El día del primer Consejo de Ministros, Suárez y yo llegamos pronto a la Zarzuela y el Rey nos dijo que era necesario dar un nuevo curso a las relaciones con la Iglesia y que él estaba dispuesto renunciar al derecho histórico de la corona de presentación de obispos. Al volver al ministerio, llamé inmediatamente al nuncio, monseñor Luigi Dadaglio, para darle la noticia.

Los acontecimientos se aceleraron.
El 28 de julio de 1976 firmé en Roma el Acuerdo sobre nombramiento de obispos y abolición del privilegio del fuero eclesiástico con la excepción explícita del arzobispo general castrense y con una reserva, la del obispo de la Seo de Urgel, por su condición de copríncipe de Andorra. La situación quedó así desbloqueada.

¿Estaba aliviado Pablo VI?
Tuve una conversación con él tras la firma. Estaba ya enfermo, me cogió la mano y me dijo con emoción y énfasis que comunicara al rey: «Nunca olvidaremos lo que está haciendo por la Iglesia».

Marcelino Oreja y el cardenal Villot firman los Acuerdos Iglesia-Estado, en 1979. Foto: ABC

También comunicó a la Santa Sede que en el plazo de dos años, dejaría de estar vigente el Concordato, esto es, para el 28 de julio de 1978.
No queríamos que después de la renuncia recíproca pudiera extenderse indefinidamente la vigencia del Concordato de 1953. Por consiguiente, había un compromiso por parte del Estado de proceder a la denuncia del Concordato en caso de que no se llegase a un acuerdo antes de esa fecha.

¿Cuál era el propósito?
El que tuvo el Gobierno de no proceder a la firma de los Acuerdos hasta que no se firmase la Constitución. Así lo hablé con Landelino Lavilla. Luego se ha dicho que no se ajustan a la Constitución. Sí se ajustan.

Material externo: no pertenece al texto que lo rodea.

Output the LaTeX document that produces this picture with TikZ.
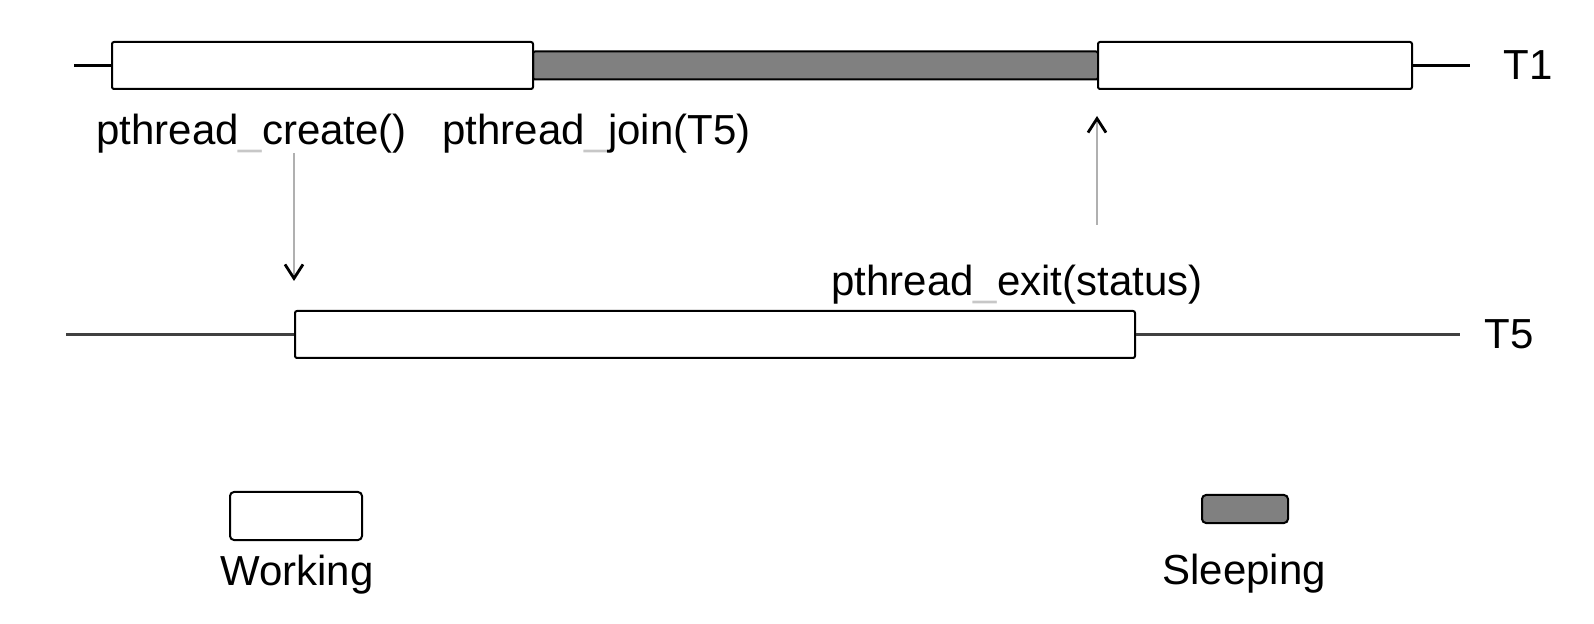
\documentclass[tikz,border=0pt]{standalone}
\usepackage{fontspec}
\setmainfont{Liberation Sans}
\usetikzlibrary{arrows.meta}
\definecolor{sleepgray}{HTML}{808080}
\definecolor{threadgray}{HTML}{404040}
\definecolor{callgray}{HTML}{B0B0B0}
\newcommand{\us}{{\color{black!22}\_}}
\tikzset{
  workbox/.style={draw=black, line width=1pt, fill=white, rounded corners=1pt, inner sep=0pt},
  sleepbox/.style={draw=black, line width=1pt, fill=sleepgray, rounded corners=1pt, inner sep=0pt},
  lbl/.style={anchor=base west, inner sep=0pt, font=\fontsize{21}{25}\selectfont},
  t1line/.style={draw=black, line width=1.3pt},
  t5line/.style={draw=threadgray, line width=1.25pt},
  callarrow/.style={draw=callgray, line width=0.6pt, -{Straight Barb[length=7pt, width=9pt, color=black, line width=1.4pt]}}
}
\begin{document}
\begin{tikzpicture}[x=0.5pt, y=-0.5pt]
\useasboundingbox (0,0) rectangle (1594,624);
% T1 thread
\coordinate (t1s) at (74,65.5);
\coordinate (t1e) at (1470,65.5);
\node[sleepbox, minimum width=282.5pt, minimum height=14pt] (s1) at (815.5,65.5) {};
\node[workbox, minimum width=210.5pt, minimum height=23.5pt] (b1) at (322.5,65.5) {};
\node[workbox, minimum width=157pt, minimum height=23.5pt] (b3) at (1255,65.5) {};
\draw[t1line] (t1s) -- (b1.west);
\draw[t1line] (b3.east) -- (t1e);
\node[lbl] (t1) at (1503,80) {T1};
% T5 thread
\coordinate (t5s) at (66,334.5);
\coordinate (t5e) at (1460,334.5);
\node[workbox, minimum width=420pt, minimum height=23.5pt] (b5) at (715,334.5) {};
\draw[t5line] (t5s) -- (b5.west);
\draw[t5line] (b5.east) -- (t5e);
\node[lbl] (t5) at (1484,349) {T5};
% labels
\node[lbl] (lcreate) at (96,145) {pthread\us create()};
\node[lbl] (ljoin) at (442,145) {pthread\us join(T5)};
\node[lbl] (lexit) at (831,296) {pthread\us exit(status)};
% call arrows
\coordinate (a1s) at (294,153);
\coordinate (a1e) at (294,281);
\coordinate (a2s) at (1097,225);
\coordinate (a2e) at (1097,116);
\draw[callarrow] (a1s) -- (a1e);
\draw[callarrow] (a2s) -- (a2e);
% legend
\node[workbox, rounded corners=2pt, minimum width=66pt, minimum height=24pt] (lw) at (296,516) {};
\node[lbl] (lwt) at (220,585) {Working};
\node[sleepbox, rounded corners=2pt, minimum width=43pt, minimum height=14pt] (ls) at (1245,509) {};
\node[lbl] (lst) at (1162,584) {Sleeping};
\end{tikzpicture}
\end{document}
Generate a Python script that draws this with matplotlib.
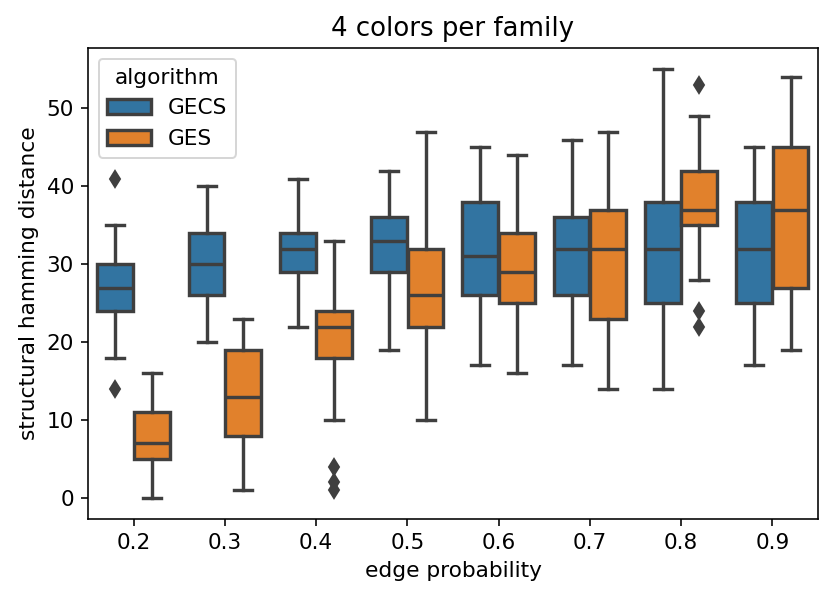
import numpy as np
import matplotlib.pyplot as plt
from matplotlib.patches import Patch

edge_probs = ['0.2', '0.3', '0.4', '0.5', '0.6', '0.7', '0.8', '0.9']
algorithms = ['GECS', 'GES']
colors = ['#3274a1', '#e1812c']

# whislo, q1, median, q3, whishi per edge probability
gecs_low = [18, 20, 22, 19, 17, 17, 14, 17]
gecs_q1 = [24, 26, 29, 29, 26, 26, 25, 25]
gecs_med = [27, 30, 32, 33, 31, 32, 32, 32]
gecs_q3 = [30, 34, 34, 36, 38, 36, 38, 38]
gecs_high = [35, 40, 41, 42, 45, 46, 55, 45]
gecs_fliers = [[41, 14], [], [], [], [], [], [], []]

ges_low = [0, 1, 10, 10, 16, 14, 28, 19]
ges_q1 = [5, 8, 18, 22, 25, 23, 35, 27]
ges_med = [7, 13, 22, 26, 29, 32, 37, 37]
ges_q3 = [11, 19, 24, 32, 34, 37, 42, 45]
ges_high = [16, 23, 33, 47, 44, 47, 49, 54]
ges_fliers = [[], [], [4, 2, 1], [], [], [], [53, 24, 22], []]

series = [
    (gecs_low, gecs_q1, gecs_med, gecs_q3, gecs_high, gecs_fliers),
    (ges_low, ges_q1, ges_med, ges_q3, ges_high, ges_fliers),
]

plt.rcParams['font.size'] = 10.8
plt.rcParams['axes.titlesize'] = 13

fig, ax = plt.subplots(figsize=(830 / 144, 601 / 144), dpi=144)
fig.subplots_adjust(left=0.106, right=0.9855, top=0.92, bottom=0.136)

gray = '#3f3f3f'
lw = 1.7
width = 0.8 / 2
x = np.arange(len(edge_probs))
for k, (lo, q1, med, q3, hi, fl) in enumerate(series):
    stats = []
    for i in range(len(edge_probs)):
        stats.append(dict(whislo=lo[i], q1=q1[i], med=med[i], q3=q3[i],
                          whishi=hi[i], fliers=fl[i]))
    pos = x - 0.2 + k * width
    ax.bxp(stats, positions=pos, widths=width * 0.98, patch_artist=True,
           manage_ticks=False,
           boxprops=dict(facecolor=colors[k], edgecolor=gray, linewidth=lw),
           medianprops=dict(color=gray, linewidth=lw),
           whiskerprops=dict(color=gray, linewidth=lw),
           capprops=dict(color=gray, linewidth=lw),
           flierprops=dict(marker='d', markerfacecolor=gray, markeredgecolor=gray,
                           markersize=6))

ax.set_xticks(x)
ax.set_xticklabels(edge_probs)
ax.set_xlim(-0.5, len(edge_probs) - 0.5)
ax.set_ylim(-2.75, 57.75)
ax.set_xlabel('edge probability')
ax.set_ylabel('structural hamming distance')
ax.set_title('4 colors per family')

handles = [Patch(facecolor=c, edgecolor=gray, linewidth=lw) for c in colors]
ax.legend(handles, algorithms, title='algorithm', loc='upper left')

fig.savefig('out.png', dpi=144)
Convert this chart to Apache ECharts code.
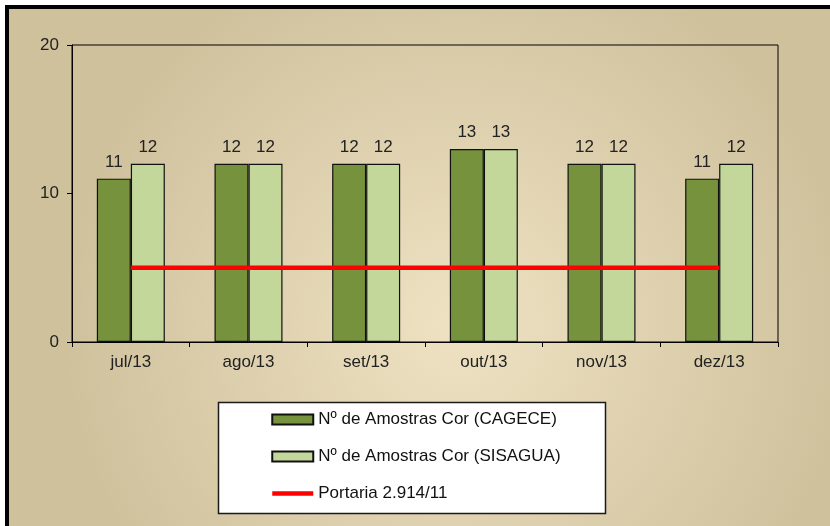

Admite, con todo, que hubo que meter cierta prisa a la Santa Sede para que no se retrasara mucho su promulgación.
Como he dicho, los Acuerdos estaban listos para su firma en mayo o junio de 1978. Dijimos que había que esperar. Una vez que se aprobó la Constitución, el 6 de diciembre de ese año, quedaban algunos flecos. Entonces, el nuncio empezó a hacer eso que los franceses llaman traîner les pieds [dar largas]. Empecé a ponerme nervioso hasta que el día de Nochebuena, a primera hora, tuve la osadía de llamar a monseñor Agostino Casaroli, con el que ya mantenía una buena relación. Me contestaron que estaba en Misa. A las diez de la mañana, me devolvió la llamada. Le dije que la Constitución acaba de ser aprobada, hecho que podía provocar la convocatoria de unas elecciones generales, que la UCD no estaba segura de ganar; y que si ganaba el Partido Socialista, no se sabía lo que podía pasar, «de manera que es mejor que cerremos esto». Añadí que constataba que no tenía prisa el señor nuncio. El día 26, a las nueve de la mañana, nada más llegar al ministerio, recibo una llamada del nuncio: «Quiero decirle que creo que es un momento oportuno…».

¿Qué le replicó?
Que sí, que era muy oportuno [el exministro lo dice con tono irónico]. En su español aproximativo, pidió verme y esa misma mañana vino al ministerio. Me propuso dos fechas: el 3 y el 25 de enero. Le respondí que el 3. No quería que pasase ni un día más, pues temía, insisto, una convocatoria de elecciones. Así fue.

Si, en su opinión, el Concordato de 1953 estaba superado, ¿por qué los Acuerdos de 1979 hoy no lo están?
El Concordato correspondía a una determinada etapa. Hoy es posible revisar los Acuerdos. Pero hay que hacerlo teniendo en cuenta que vivimos una época muy distinta, en la que ya no hay confesionalidad del Estado. Hay desconfesionalidad, querida por la propia Iglesia. Lo que constato es que ya llevamos muchos años de democracia y no ha habido ningún cambio significativo. Y no se puede negar que el Estado ha sido generoso con la Iglesia también, de modo especial en la época de Zapatero, con el acuerdo [sobre financiación] entre el cardenal Cañizares y la entonces vicepresidenta Fernández de la Vega. Fue un acuerdo muy importante.

Hoy, sin embargo, desde las filas socialistas se suele agitar el espectro de una denuncia de los Acuerdos.
Es lo que pasa cuando no saben qué hacer. Y yo pregunto: ¿Cómo se reforman? ¿De qué manera? ¿Y en qué medida? Es verdad que el número de católicos practicantes ha disminuido. Tampoco veo un empeño muy grande sobre la necesidad de cambiar los Acuerdos. Son voces todavía aisladas. No creo que eso vaya a avanzar ni la necesidad de hacerlo. Eso sí, se pueden hacer ajustes en un texto que ya tiene 40 años.